Stress is defined as the force per unit area of a material.

i.e. \({\rm{Stress}} = \frac{{{\rm{force}}}}{{{\rm{cross\;sectional\;area}}}}{\rm{\;}}\)

\(\sigma = \frac{F}{A}\)

where, σ = stress,

F = force applied, and

A = cross sectional area of the object.

Units of stress is Nm^{-2} or Pa.

**Calculation:**

Given,

Elastic limit of brass, σ = 379 MPa

Load, P = 400 N

We know that,

P = σA

Where, Area of cross section, \({\rm{A}} = \frac{1}{4}{\rm{\pi }}{{\rm{r}}^2}\)
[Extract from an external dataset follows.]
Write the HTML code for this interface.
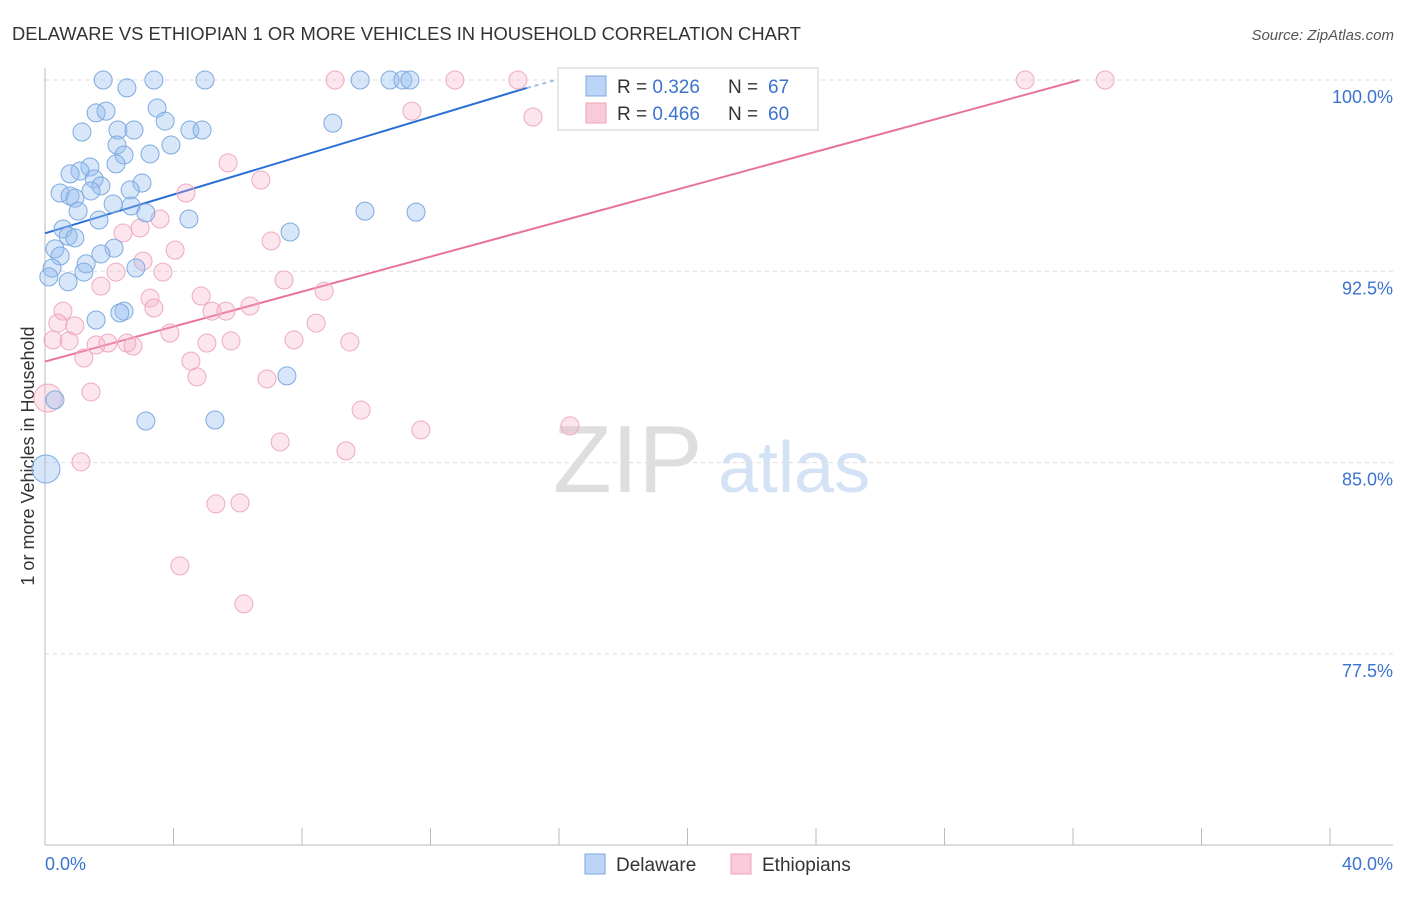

\( \Rightarrow {\rm{P}} = {\rm{\sigma }}\frac{1}{4}{\rm{\pi }}{{\rm{r}}^2}\)

\(400 = 379 \times \left( {\frac{1}{4} \times 3.14 \times {{\rm{r}}^2}} \right)\)

\({{\rm{r}}^2} = \frac{{400}}{{379}} \times \frac{4}{{3.14}}\)

r^{2 }= 1.34

r = 1.15 mm

Therefore, the minimum diameter of a brass rod if it is to support a 400 N load without exceeding its elastic limit is 1.16 mm.